◆ Data
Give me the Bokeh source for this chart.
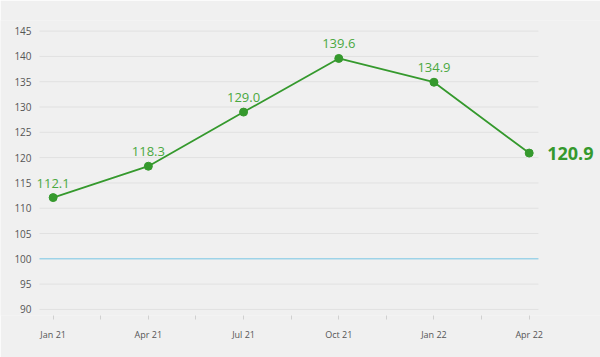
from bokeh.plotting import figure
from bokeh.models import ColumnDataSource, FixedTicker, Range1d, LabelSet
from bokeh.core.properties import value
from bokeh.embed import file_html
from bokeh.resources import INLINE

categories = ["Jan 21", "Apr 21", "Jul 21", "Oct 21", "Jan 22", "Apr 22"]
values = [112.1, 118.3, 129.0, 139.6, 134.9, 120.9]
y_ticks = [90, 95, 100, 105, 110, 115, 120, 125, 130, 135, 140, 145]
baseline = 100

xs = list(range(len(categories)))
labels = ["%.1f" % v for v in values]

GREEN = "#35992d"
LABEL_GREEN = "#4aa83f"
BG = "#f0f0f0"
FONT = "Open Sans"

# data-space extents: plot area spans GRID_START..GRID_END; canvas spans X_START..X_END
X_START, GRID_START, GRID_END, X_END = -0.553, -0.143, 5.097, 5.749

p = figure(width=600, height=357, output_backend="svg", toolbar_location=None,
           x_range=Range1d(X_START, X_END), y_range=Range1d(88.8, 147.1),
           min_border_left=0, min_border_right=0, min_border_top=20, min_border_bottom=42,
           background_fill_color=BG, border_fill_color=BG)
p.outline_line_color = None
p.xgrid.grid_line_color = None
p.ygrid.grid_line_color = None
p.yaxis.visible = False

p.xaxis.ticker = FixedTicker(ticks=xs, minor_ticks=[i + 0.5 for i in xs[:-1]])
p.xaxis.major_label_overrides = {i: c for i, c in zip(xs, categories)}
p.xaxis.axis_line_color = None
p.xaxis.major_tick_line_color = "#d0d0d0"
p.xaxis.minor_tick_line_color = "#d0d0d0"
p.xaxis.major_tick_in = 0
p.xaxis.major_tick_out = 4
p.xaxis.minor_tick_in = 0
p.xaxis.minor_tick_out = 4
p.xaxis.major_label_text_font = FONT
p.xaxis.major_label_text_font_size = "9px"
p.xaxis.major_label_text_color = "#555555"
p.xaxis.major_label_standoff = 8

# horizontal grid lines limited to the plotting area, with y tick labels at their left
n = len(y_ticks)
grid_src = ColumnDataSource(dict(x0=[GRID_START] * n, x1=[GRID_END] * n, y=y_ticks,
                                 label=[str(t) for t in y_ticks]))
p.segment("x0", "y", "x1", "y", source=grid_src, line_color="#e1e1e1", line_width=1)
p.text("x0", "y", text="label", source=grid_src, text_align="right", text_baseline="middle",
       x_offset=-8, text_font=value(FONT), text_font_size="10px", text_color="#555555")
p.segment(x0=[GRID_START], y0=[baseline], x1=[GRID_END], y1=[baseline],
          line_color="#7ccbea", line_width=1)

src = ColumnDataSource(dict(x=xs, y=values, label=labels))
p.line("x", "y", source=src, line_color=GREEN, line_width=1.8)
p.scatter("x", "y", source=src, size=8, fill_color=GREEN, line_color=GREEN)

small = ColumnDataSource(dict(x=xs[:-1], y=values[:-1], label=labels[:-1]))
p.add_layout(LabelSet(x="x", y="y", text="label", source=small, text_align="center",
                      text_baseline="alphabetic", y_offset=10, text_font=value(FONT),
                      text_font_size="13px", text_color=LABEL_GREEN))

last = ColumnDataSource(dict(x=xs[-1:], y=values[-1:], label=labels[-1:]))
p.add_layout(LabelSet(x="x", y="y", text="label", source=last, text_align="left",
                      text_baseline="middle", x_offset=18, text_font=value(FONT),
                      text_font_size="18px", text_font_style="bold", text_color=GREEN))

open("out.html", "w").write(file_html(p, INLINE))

◆ Stated problem
Every line from the top of the material above through the line with "v in values]" should be duplicated exactly, please; leave out the pictures.

◆ The result
Give me the Bokeh source for this chart.
from bokeh.plotting import figure
from bokeh.models import ColumnDataSource, FixedTicker, Range1d, LabelSet
from bokeh.core.properties import value
from bokeh.embed import file_html
from bokeh.resources import INLINE

categories = ["Jan 21", "Apr 21", "Jul 21", "Oct 21", "Jan 22", "Apr 22"]
values = [112.1, 118.3, 129.0, 139.6, 134.9, 120.9]
y_ticks = [90, 95, 100, 105, 110, 115, 120, 125, 130, 135, 140, 145]
baseline = 100

xs = list(range(len(categories)))
labels = ["%.1f" % v for v in values]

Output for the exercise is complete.